A rectangular box has a square base with an edge length of x cm and a height of h cm. The volume of the box is given by V = x^2h cm^3. Find the rate at which the volume of the box is changing when the edge length of the base is 4 cm, the edge length of the base is increasing at a rate of 2 cm/min, the height of the box is 15 cm, and the height is decreasing at a rate of 3 cm/min.
To find the rate at which the volume of the box is changing, we need to use the concept of derivatives.

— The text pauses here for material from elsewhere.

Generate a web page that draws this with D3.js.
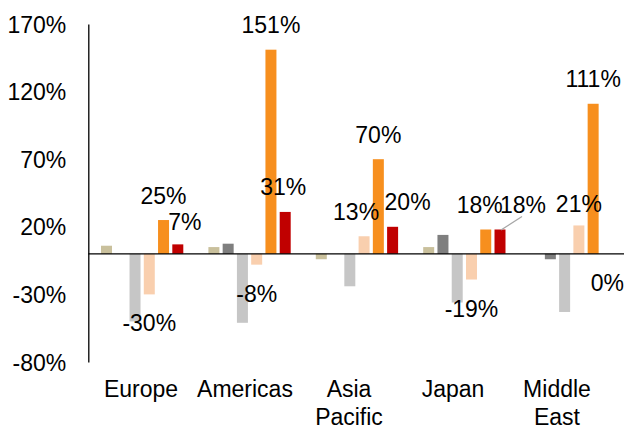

Given the formula for the volume of the rectangular box V = x^2h, we can differentiate with respect to time (t).
dV/dt = d(x^2h)/dt
Now, let's substitute the given values:
x = 4 cm (edge length of the base)
dx/dt = 2 cm/min (rate at which the edge length is increasing)
h = 15 cm (height of the box)
dh/dt = -3 cm/min (rate at which the height is decreasing)
Now, differentiate V = x^2h with respect to t:
dV/dt = d(x^2h)/dt
= 2x(dx/dt)h + x^2(dh/dt)
Substituting the given values:
dV/dt = 2(4)(2)(15) + (4^2)(-3)
= 120 + 48(-3)
= 120 - 144
= -24 cm^3/min
Therefore, the volume of the box is changing at a rate of -24 cm^3/min. Since the volume is decreasing, the negative sign indicates that the volume is decreasing.